+++ Data block +++

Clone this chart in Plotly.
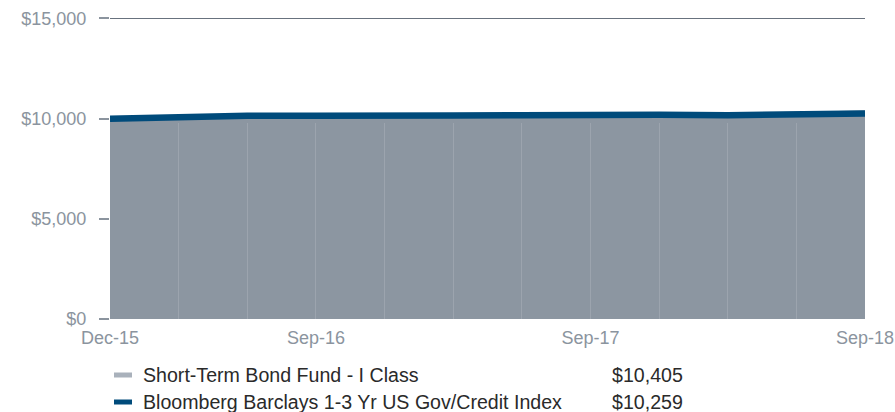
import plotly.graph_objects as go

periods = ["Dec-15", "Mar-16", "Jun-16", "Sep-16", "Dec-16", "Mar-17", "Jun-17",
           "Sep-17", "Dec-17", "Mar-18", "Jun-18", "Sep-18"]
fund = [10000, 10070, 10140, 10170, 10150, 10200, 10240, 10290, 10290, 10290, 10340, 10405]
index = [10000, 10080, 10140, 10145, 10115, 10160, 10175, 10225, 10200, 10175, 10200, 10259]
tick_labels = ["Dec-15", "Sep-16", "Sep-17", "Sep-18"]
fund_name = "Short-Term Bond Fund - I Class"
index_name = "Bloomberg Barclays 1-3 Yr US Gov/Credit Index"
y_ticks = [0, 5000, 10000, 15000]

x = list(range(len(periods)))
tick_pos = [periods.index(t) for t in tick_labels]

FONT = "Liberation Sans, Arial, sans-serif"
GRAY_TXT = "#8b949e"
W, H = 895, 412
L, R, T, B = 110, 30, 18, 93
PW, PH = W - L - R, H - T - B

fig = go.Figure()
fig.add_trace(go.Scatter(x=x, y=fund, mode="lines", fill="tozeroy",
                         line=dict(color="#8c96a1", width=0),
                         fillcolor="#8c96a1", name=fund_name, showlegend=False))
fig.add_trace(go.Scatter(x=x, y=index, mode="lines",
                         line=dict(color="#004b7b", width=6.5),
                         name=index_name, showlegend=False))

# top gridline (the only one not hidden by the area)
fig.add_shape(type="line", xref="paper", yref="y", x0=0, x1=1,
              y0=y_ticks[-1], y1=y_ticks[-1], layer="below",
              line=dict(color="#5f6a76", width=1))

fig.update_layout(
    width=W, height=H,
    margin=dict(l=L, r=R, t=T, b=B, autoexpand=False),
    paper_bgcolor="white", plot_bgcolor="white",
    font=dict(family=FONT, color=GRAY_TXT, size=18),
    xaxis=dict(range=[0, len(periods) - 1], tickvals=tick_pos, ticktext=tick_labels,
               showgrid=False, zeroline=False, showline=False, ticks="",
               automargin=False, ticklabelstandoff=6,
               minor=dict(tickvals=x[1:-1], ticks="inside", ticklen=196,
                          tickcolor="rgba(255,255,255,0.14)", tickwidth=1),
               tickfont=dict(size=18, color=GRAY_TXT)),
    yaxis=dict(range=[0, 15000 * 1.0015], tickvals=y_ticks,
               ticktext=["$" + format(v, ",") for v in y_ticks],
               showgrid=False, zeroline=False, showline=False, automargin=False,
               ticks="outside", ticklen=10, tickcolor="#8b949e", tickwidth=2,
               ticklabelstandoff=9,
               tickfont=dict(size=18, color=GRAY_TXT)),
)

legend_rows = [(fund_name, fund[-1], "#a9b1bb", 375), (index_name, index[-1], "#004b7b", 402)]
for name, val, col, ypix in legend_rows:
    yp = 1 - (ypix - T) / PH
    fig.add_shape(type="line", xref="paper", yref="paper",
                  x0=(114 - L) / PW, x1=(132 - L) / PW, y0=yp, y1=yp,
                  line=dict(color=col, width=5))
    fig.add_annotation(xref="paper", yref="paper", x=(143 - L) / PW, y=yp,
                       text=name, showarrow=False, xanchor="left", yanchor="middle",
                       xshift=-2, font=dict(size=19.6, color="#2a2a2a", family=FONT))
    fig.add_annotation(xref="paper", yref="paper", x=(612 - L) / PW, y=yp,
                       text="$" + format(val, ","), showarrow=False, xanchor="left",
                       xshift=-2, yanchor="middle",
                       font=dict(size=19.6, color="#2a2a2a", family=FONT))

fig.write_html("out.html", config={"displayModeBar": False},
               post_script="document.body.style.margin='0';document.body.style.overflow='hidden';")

+++

Reproduce the data word for word, excluding its pictures.

▶ **Result**:
Clone this chart in Plotly.
import plotly.graph_objects as go

periods = ["Dec-15", "Mar-16", "Jun-16", "Sep-16", "Dec-16", "Mar-17", "Jun-17",
           "Sep-17", "Dec-17", "Mar-18", "Jun-18", "Sep-18"]
fund = [10000, 10070, 10140, 10170, 10150, 10200, 10240, 10290, 10290, 10290, 10340, 10405]
index = [10000, 10080, 10140, 10145, 10115, 10160, 10175, 10225, 10200, 10175, 10200, 10259]
tick_labels = ["Dec-15", "Sep-16", "Sep-17", "Sep-18"]
fund_name = "Short-Term Bond Fund - I Class"
index_name = "Bloomberg Barclays 1-3 Yr US Gov/Credit Index"
y_ticks = [0, 5000, 10000, 15000]

x = list(range(len(periods)))
tick_pos = [periods.index(t) for t in tick_labels]

FONT = "Liberation Sans, Arial, sans-serif"
GRAY_TXT = "#8b949e"
W, H = 895, 412
L, R, T, B = 110, 30, 18, 93
PW, PH = W - L - R, H - T - B

fig = go.Figure()
fig.add_trace(go.Scatter(x=x, y=fund, mode="lines", fill="tozeroy",
                         line=dict(color="#8c96a1", width=0),
                         fillcolor="#8c96a1", name=fund_name, showlegend=False))
fig.add_trace(go.Scatter(x=x, y=index, mode="lines",
                         line=dict(color="#004b7b", width=6.5),
                         name=index_name, showlegend=False))

# top gridline (the only one not hidden by the area)
fig.add_shape(type="line", xref="paper", yref="y", x0=0, x1=1,
              y0=y_ticks[-1], y1=y_ticks[-1], layer="below",
              line=dict(color="#5f6a76", width=1))

fig.update_layout(
    width=W, height=H,
    margin=dict(l=L, r=R, t=T, b=B, autoexpand=False),
    paper_bgcolor="white", plot_bgcolor="white",
    font=dict(family=FONT, color=GRAY_TXT, size=18),
    xaxis=dict(range=[0, len(periods) - 1], tickvals=tick_pos, ticktext=tick_labels,
               showgrid=False, zeroline=False, showline=False, ticks="",
               automargin=False, ticklabelstandoff=6,
               minor=dict(tickvals=x[1:-1], ticks="inside", ticklen=196,
                          tickcolor="rgba(255,255,255,0.14)", tickwidth=1),
               tickfont=dict(size=18, color=GRAY_TXT)),
    yaxis=dict(range=[0, 15000 * 1.0015], tickvals=y_ticks,
               ticktext=["$" + format(v, ",") for v in y_ticks],
               showgrid=False, zeroline=False, showline=False, automargin=False,
               ticks="outside", ticklen=10, tickcolor="#8b949e", tickwidth=2,
               ticklabelstandoff=9,
               tickfont=dict(size=18, color=GRAY_TXT)),
)

legend_rows = [(fund_name, fund[-1], "#a9b1bb", 375), (index_name, index[-1], "#004b7b", 402)]
for name, val, col, ypix in legend_rows:
    yp = 1 - (ypix - T) / PH
    fig.add_shape(type="line", xref="paper", yref="paper",
                  x0=(114 - L) / PW, x1=(132 - L) / PW, y0=yp, y1=yp,
                  line=dict(color=col, width=5))
    fig.add_annotation(xref="paper", yref="paper", x=(143 - L) / PW, y=yp,
                       text=name, showarrow=False, xanchor="left", yanchor="middle",
                       xshift=-2, font=dict(size=19.6, color="#2a2a2a", family=FONT))
    fig.add_annotation(xref="paper", yref="paper", x=(612 - L) / PW, y=yp,
                       text="$" + format(val, ","), showarrow=False, xanchor="left",
                       xshift=-2, yanchor="middle",
                       font=dict(size=19.6, color="#2a2a2a", family=FONT))

fig.write_html("out.html", config={"displayModeBar": False},
               post_script="document.body.style.margin='0';document.body.style.overflow='hidden';")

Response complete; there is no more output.